The European Commission building in Brussels, Belgium. Dursun Aydemir/Anadolu Agency/Getty Images
European Union MP Marietje Schaake proposed creating an EU-wide rule describing when governments must disclose security flaws to manufacturers. Governments often use these security flaws for surveillance.
Why it matters: There is no way to guarantee that only well-meaning governments use a vulnerability that a nation intends to use for surveillance. In a blog post Thursday announcing her intent to seek an EU standard for disclosure, Schaake noted, "We live in an age where vulnerabilities are leaked or sold by criminals to those with potentially geopolitical motives, and where certain governments are stockpiling vulnerabilities as offensive weapons."

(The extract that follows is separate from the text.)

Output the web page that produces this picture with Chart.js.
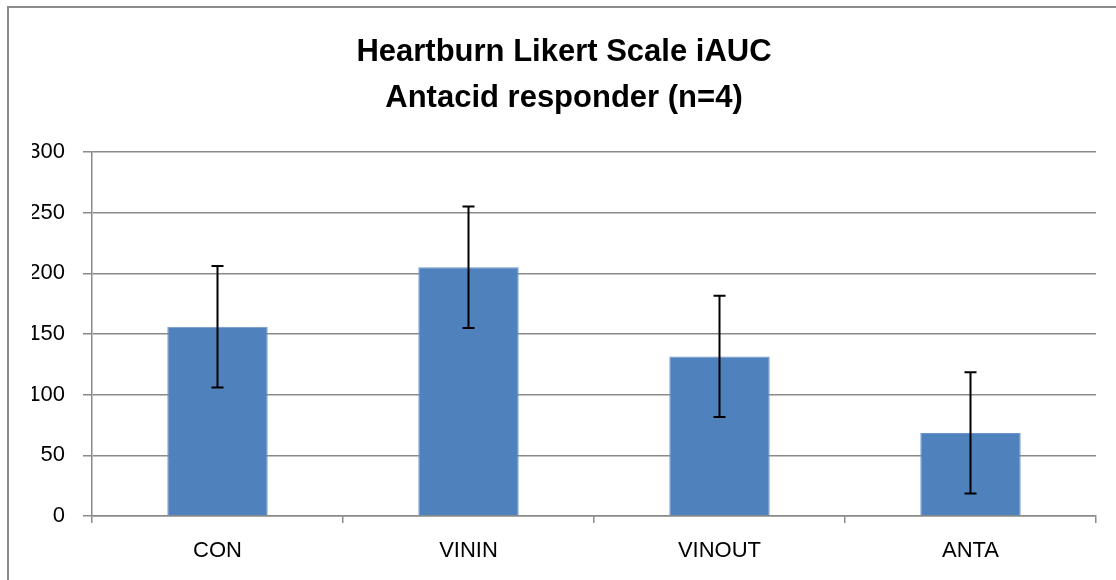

The U.S. has such a rule, the Vulnerability Equities Process. The VEP was flung into the spotlight in 2017 when a massive global cyberattack used a leaked code believed to be written by the NSA to become more virulent. The Obama administration developed the VEP but kept it secret. A number of critics, including many in the tech industry, questioned whether the VEP was adequately representing citizen's cybersecurity interests.
- The Trump administration quickly committed to increasing its transparency, and released a VEP charter in November that introduced an annual report to give a limited outline of VEP deliberations in the prior year.
- Schaake cited the U.S. charter in her blog post to encourage her peers. "Last year the White House released its Vulnerabilities Equities Process, which provides some increased transparency around this process in the US. It is high time for us to do the same in Europe," she wrote.